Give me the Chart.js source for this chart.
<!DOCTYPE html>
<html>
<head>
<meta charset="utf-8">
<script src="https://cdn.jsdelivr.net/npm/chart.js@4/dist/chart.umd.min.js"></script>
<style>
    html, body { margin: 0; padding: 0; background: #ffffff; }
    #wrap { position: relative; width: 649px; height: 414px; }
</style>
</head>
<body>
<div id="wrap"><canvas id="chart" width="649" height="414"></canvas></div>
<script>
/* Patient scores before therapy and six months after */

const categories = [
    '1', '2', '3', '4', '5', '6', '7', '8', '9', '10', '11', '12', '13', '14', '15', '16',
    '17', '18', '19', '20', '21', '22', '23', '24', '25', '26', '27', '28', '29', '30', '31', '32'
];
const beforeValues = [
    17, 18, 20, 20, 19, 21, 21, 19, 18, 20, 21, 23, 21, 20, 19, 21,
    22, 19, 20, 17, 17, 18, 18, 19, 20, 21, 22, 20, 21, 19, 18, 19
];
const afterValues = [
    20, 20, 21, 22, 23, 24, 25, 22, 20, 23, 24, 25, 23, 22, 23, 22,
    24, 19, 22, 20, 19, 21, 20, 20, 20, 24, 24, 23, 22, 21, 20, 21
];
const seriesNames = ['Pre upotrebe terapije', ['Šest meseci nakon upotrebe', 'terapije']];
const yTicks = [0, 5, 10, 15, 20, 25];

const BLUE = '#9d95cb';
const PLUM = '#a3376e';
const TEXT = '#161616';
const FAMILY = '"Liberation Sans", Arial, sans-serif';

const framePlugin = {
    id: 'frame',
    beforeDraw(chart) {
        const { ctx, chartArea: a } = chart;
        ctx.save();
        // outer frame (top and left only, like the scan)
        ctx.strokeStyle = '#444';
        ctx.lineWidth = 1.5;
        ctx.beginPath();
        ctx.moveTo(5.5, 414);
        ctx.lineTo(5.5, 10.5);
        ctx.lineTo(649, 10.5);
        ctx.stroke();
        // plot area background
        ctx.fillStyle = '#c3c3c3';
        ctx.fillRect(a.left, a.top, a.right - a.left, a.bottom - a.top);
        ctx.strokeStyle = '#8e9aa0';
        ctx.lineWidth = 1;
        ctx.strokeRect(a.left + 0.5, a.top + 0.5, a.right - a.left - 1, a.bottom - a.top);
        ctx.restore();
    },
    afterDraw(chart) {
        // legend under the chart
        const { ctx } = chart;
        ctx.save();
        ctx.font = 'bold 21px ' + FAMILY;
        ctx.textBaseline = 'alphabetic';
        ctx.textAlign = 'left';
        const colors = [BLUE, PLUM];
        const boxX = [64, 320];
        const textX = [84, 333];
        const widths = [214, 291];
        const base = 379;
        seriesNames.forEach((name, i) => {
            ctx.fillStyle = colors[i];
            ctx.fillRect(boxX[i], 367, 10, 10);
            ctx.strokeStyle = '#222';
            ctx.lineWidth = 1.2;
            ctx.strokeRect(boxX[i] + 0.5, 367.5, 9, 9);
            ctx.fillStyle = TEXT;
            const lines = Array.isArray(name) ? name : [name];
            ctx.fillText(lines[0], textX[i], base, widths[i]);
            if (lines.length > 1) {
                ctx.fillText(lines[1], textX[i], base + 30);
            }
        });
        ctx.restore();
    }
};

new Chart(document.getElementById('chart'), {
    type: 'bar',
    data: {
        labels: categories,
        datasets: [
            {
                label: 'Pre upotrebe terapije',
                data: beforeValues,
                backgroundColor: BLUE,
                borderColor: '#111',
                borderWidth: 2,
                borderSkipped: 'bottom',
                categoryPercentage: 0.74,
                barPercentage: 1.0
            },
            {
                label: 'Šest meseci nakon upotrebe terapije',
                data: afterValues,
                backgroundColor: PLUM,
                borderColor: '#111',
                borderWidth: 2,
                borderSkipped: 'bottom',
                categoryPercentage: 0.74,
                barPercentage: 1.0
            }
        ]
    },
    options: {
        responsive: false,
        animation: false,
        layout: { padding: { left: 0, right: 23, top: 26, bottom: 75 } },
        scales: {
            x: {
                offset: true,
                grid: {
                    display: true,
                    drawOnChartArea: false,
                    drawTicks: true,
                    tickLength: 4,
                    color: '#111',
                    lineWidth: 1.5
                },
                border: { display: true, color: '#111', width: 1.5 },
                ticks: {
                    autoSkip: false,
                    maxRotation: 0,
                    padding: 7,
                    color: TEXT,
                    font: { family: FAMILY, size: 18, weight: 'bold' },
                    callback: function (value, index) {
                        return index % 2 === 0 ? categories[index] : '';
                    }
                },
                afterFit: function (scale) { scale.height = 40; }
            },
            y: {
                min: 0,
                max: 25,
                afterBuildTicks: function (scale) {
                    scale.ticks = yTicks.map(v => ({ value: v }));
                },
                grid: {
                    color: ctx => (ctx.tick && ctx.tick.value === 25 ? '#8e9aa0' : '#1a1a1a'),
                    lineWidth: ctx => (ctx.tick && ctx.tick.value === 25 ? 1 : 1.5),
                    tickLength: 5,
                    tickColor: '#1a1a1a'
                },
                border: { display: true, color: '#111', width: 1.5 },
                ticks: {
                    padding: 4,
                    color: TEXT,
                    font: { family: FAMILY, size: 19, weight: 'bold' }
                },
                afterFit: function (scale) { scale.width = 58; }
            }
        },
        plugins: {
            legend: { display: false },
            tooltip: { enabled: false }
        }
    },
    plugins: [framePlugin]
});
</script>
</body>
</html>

########

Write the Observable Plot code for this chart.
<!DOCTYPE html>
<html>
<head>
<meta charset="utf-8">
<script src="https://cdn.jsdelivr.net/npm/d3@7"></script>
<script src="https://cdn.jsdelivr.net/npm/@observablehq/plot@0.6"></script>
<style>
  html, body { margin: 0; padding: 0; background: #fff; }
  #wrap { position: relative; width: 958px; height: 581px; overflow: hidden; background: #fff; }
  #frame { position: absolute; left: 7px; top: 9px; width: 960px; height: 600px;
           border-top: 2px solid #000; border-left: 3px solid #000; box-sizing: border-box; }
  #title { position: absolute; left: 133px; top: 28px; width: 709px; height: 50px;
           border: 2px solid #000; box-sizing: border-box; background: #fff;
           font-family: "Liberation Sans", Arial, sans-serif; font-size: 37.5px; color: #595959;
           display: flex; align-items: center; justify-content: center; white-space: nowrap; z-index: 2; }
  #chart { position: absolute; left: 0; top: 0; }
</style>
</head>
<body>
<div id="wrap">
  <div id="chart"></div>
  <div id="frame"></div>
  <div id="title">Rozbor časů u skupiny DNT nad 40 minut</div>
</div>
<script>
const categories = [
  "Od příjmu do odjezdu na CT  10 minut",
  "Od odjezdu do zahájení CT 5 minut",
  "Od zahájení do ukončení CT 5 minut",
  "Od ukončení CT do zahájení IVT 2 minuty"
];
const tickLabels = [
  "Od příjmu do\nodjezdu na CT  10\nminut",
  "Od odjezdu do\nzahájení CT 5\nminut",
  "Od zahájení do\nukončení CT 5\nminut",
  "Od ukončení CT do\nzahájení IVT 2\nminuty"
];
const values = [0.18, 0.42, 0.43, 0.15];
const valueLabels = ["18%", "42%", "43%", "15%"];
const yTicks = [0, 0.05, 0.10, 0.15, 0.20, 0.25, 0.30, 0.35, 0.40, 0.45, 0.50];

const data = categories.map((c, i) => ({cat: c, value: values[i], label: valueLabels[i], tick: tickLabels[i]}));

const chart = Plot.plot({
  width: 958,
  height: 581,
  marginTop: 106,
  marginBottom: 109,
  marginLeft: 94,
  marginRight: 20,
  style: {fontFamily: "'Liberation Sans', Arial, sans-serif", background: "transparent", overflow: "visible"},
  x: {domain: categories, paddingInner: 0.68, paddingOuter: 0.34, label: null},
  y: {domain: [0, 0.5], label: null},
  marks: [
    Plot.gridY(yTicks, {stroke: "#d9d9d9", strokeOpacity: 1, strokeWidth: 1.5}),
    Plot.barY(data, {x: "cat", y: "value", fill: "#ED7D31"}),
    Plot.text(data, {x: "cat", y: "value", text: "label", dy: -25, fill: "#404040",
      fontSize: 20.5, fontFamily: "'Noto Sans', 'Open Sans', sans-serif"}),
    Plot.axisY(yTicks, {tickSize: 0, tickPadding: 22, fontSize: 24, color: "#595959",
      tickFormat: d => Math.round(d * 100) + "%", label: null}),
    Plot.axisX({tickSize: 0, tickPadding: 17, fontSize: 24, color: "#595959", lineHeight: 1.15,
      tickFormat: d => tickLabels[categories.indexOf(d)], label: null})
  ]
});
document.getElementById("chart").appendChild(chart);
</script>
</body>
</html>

########

*Exercise*. Keep both end lines and retype everything in the records above from the line containing "Give me the Chart.js source for this chart." through the line containing "months after */", exactly, with nothing else.

*Written reply*.
Give me the Chart.js source for this chart.
<!DOCTYPE html>
<html>
<head>
<meta charset="utf-8">
<script src="https://cdn.jsdelivr.net/npm/chart.js@4/dist/chart.umd.min.js"></script>
<style>
    html, body { margin: 0; padding: 0; background: #ffffff; }
    #wrap { position: relative; width: 649px; height: 414px; }
</style>
</head>
<body>
<div id="wrap"><canvas id="chart" width="649" height="414"></canvas></div>
<script>
/* Patient scores before therapy and six months after */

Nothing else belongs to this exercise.